Dalam artikel ini, kita akan bahas bagaimana cara memilih warna brand yang benar-benar cocok dengan psikologi audiens kamu. Bukan cuma indah dipandang, tapi juga bermakna dan berdampak.
Memahami Warna Bukan Sekadar Estetika
Warna bukan cuma soal indah di mata. Di balik setiap warna, ada makna psikologis yang bisa memengaruhi cara seseorang berpikir, merasa, bahkan membeli.
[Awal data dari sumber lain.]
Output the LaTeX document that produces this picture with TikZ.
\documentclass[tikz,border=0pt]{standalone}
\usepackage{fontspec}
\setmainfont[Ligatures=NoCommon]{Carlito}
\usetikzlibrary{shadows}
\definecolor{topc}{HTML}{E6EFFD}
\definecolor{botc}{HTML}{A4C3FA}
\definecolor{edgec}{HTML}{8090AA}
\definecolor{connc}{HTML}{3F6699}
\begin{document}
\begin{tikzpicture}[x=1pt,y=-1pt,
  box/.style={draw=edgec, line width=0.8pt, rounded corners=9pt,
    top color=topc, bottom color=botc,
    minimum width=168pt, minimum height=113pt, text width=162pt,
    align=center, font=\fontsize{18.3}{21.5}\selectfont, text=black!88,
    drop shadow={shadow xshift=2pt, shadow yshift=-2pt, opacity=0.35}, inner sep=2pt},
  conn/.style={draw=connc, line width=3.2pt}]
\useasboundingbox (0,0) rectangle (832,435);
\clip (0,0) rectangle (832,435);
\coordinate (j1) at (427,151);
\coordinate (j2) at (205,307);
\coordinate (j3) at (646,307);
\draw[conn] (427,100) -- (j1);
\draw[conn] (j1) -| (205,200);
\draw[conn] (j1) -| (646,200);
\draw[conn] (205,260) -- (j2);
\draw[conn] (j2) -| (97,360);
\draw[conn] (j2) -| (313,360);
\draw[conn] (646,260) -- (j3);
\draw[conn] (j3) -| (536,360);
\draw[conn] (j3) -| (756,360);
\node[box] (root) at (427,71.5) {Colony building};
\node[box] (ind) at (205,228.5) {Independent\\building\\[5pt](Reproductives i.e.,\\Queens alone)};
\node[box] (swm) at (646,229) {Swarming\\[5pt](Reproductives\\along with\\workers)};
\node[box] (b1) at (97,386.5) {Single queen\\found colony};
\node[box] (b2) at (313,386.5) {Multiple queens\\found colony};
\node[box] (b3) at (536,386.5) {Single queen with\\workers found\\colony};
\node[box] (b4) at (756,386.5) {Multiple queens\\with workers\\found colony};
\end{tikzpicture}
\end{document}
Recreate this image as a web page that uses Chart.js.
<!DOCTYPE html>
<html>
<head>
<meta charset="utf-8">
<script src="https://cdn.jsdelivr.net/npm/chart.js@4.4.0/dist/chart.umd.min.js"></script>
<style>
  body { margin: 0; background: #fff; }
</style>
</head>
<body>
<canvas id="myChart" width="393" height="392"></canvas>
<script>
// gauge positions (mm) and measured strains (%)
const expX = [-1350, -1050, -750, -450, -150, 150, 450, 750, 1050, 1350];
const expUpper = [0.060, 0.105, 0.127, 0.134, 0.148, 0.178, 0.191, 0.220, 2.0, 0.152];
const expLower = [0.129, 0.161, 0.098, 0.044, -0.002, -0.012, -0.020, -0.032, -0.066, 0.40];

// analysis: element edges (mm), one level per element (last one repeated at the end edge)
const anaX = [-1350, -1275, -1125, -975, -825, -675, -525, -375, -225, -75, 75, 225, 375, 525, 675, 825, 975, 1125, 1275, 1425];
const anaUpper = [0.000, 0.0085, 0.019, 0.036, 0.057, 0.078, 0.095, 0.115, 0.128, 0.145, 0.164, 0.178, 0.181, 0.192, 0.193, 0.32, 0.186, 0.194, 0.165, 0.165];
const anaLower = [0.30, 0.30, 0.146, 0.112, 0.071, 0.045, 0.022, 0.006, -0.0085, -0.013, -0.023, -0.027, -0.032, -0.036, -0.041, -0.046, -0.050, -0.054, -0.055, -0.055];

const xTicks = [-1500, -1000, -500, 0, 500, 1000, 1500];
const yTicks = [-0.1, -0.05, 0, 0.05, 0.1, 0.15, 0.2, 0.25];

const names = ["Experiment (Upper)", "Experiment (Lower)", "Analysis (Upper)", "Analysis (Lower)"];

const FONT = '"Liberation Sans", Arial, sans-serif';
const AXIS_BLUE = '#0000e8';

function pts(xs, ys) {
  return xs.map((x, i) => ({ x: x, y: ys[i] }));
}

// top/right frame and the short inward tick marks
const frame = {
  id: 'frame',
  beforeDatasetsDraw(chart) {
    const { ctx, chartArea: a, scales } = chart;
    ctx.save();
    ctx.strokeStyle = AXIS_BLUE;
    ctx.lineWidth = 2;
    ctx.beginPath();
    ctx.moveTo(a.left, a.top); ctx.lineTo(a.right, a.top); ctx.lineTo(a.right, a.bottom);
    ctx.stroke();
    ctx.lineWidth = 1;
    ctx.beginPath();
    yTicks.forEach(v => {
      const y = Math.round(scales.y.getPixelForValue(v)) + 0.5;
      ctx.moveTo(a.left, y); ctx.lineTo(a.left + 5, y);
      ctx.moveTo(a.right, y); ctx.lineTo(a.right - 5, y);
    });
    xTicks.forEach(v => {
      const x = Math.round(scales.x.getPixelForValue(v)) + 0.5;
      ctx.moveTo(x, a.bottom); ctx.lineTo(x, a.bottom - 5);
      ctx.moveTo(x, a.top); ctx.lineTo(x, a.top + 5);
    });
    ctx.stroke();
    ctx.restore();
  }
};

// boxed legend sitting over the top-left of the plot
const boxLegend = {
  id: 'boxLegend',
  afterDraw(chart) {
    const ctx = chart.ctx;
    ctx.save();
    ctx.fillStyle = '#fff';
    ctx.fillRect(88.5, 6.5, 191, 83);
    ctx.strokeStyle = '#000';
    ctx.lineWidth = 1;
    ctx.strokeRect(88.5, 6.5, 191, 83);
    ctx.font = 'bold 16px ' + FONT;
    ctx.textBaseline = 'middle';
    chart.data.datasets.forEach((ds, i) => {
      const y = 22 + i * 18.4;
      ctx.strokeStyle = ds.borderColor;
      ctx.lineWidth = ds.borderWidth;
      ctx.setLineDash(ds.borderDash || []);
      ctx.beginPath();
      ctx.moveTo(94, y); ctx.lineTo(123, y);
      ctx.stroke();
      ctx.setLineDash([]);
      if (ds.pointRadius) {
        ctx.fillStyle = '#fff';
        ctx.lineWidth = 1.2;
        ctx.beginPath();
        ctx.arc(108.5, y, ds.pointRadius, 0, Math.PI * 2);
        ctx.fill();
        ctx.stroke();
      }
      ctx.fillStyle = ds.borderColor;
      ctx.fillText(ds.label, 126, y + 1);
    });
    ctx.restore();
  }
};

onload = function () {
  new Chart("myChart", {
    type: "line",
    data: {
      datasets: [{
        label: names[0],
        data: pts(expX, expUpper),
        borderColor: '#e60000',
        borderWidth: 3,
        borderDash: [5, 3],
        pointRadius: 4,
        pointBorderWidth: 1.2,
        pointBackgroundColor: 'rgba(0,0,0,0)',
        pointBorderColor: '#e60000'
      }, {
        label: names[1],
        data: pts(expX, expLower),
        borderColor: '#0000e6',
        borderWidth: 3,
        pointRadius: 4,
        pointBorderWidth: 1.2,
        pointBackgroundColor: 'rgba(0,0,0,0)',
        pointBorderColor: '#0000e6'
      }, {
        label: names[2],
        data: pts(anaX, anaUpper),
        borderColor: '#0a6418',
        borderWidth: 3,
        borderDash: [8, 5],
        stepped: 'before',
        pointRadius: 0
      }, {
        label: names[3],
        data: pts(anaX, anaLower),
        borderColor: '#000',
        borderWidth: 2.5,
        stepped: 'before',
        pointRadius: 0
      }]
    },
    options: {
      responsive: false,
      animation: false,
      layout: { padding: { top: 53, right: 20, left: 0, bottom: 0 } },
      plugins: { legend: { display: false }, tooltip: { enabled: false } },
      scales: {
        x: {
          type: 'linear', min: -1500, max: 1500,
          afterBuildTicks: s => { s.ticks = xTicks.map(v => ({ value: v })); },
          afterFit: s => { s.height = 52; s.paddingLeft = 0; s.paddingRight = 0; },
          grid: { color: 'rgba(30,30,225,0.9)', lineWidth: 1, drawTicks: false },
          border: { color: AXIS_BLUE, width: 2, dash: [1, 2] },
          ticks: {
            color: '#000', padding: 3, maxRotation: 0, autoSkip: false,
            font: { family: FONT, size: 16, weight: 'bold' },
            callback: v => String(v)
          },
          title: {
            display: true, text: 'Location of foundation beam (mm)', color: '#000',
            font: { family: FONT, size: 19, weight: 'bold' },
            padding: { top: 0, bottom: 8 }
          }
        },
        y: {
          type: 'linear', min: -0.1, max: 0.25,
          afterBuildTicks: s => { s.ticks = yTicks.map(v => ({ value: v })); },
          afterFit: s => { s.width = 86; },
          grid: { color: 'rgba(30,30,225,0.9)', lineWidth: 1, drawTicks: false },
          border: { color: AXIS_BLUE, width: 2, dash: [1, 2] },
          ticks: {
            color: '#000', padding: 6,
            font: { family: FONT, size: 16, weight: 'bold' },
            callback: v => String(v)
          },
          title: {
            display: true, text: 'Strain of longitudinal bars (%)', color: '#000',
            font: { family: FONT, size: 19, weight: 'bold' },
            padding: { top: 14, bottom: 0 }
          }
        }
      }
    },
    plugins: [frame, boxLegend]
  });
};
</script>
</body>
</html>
Sebagai seorang kreator, marketer, atau pemilik brand, kamu nggak bisa asal pilih warna hanya karena "terlihat bagus". Karena, warna adalah bahasa tak kasat mata yang bisa bicara langsung ke alam bawah sadar audiensmu.
Misalnya, kenapa banyak restoran cepat saji pakai merah dan kuning? Karena kombinasi itu bisa menstimulasi nafsu makan dan rasa lapar. Atau kenapa biru sering dipilih perusahaan teknologi? Karena biru identik dengan kepercayaan dan stabilitas. Jadi, memahami psikologi warna bukan sekadar tren—tapi fondasi penting untuk membangun persepsi brand yang tepat.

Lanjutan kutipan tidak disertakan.